> _Data shown_:
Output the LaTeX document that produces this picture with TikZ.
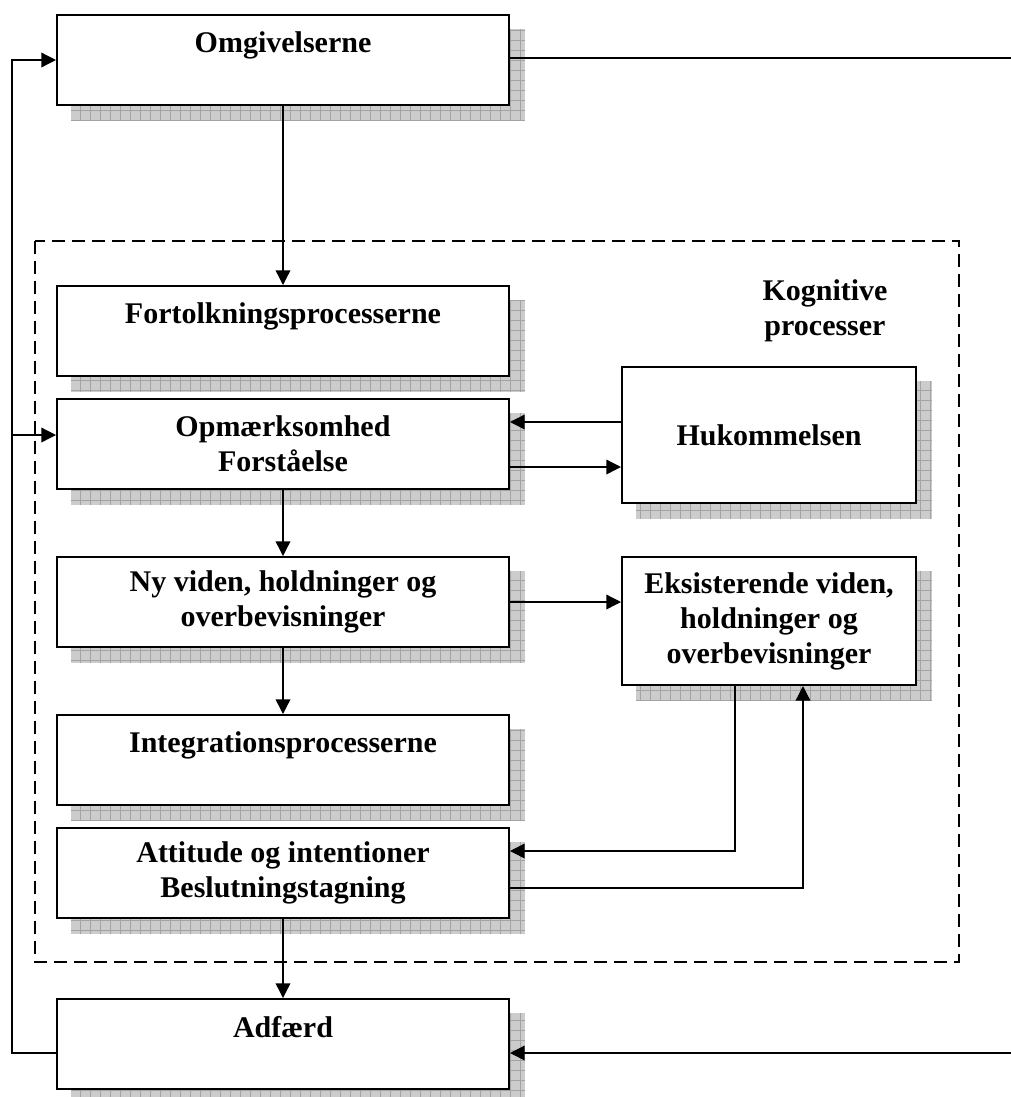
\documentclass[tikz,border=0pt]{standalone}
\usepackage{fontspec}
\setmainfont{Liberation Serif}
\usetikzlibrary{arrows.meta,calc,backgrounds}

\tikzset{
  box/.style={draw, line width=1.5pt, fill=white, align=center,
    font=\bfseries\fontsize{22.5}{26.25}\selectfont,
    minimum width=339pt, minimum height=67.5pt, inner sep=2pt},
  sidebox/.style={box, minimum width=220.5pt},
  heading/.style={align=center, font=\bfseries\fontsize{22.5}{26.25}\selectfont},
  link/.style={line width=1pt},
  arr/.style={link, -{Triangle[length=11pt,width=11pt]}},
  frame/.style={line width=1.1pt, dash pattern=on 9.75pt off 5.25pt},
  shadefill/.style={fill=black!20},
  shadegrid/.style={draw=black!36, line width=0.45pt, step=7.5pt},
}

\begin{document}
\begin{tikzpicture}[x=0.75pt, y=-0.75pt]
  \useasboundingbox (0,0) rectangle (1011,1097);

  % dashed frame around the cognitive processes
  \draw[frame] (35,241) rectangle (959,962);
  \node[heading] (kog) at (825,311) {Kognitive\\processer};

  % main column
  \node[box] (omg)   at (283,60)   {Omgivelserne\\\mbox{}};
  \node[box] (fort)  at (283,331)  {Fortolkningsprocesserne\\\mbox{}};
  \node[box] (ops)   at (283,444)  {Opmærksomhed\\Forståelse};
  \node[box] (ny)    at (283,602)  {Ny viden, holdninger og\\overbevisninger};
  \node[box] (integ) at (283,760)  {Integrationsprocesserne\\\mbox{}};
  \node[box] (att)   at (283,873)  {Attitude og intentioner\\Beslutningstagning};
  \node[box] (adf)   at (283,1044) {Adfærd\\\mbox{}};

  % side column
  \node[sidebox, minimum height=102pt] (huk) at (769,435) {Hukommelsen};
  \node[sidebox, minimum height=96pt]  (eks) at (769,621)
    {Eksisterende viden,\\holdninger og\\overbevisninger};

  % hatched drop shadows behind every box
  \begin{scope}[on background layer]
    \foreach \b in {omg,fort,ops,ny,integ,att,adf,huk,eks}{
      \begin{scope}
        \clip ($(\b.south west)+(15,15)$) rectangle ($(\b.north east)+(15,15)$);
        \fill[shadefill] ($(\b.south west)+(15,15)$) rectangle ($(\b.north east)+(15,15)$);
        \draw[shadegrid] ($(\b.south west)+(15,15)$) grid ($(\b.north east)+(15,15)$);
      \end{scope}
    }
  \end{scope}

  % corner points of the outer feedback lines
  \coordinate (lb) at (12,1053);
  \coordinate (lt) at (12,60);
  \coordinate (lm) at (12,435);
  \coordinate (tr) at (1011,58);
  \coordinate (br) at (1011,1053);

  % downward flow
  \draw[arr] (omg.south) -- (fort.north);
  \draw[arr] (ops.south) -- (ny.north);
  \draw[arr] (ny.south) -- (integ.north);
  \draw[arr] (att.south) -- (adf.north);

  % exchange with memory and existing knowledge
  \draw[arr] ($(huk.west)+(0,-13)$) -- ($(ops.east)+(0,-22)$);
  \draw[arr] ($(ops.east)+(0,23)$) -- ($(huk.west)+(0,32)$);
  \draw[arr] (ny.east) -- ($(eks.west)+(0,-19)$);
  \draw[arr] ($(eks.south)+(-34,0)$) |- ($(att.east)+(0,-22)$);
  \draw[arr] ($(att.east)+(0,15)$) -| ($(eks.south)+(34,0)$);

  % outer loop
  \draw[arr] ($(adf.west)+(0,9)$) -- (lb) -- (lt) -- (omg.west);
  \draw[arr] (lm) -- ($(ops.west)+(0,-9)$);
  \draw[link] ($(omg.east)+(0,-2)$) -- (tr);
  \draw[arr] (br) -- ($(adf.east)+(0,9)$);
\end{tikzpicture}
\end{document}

> _Stated problem_: Every line from the top of the material above through the line with "(kog) at (825,311)" should be duplicated exactly, please; leave out the pictures.

> _Result of this exercise_:
Output the LaTeX document that produces this picture with TikZ.
\documentclass[tikz,border=0pt]{standalone}
\usepackage{fontspec}
\setmainfont{Liberation Serif}
\usetikzlibrary{arrows.meta,calc,backgrounds}

\tikzset{
  box/.style={draw, line width=1.5pt, fill=white, align=center,
    font=\bfseries\fontsize{22.5}{26.25}\selectfont,
    minimum width=339pt, minimum height=67.5pt, inner sep=2pt},
  sidebox/.style={box, minimum width=220.5pt},
  heading/.style={align=center, font=\bfseries\fontsize{22.5}{26.25}\selectfont},
  link/.style={line width=1pt},
  arr/.style={link, -{Triangle[length=11pt,width=11pt]}},
  frame/.style={line width=1.1pt, dash pattern=on 9.75pt off 5.25pt},
  shadefill/.style={fill=black!20},
  shadegrid/.style={draw=black!36, line width=0.45pt, step=7.5pt},
}

\begin{document}
\begin{tikzpicture}[x=0.75pt, y=-0.75pt]
  \useasboundingbox (0,0) rectangle (1011,1097);

  % dashed frame around the cognitive processes
  \draw[frame] (35,241) rectangle (959,962);
  \node[heading] (kog) at (825,311) {Kognitive\\processer};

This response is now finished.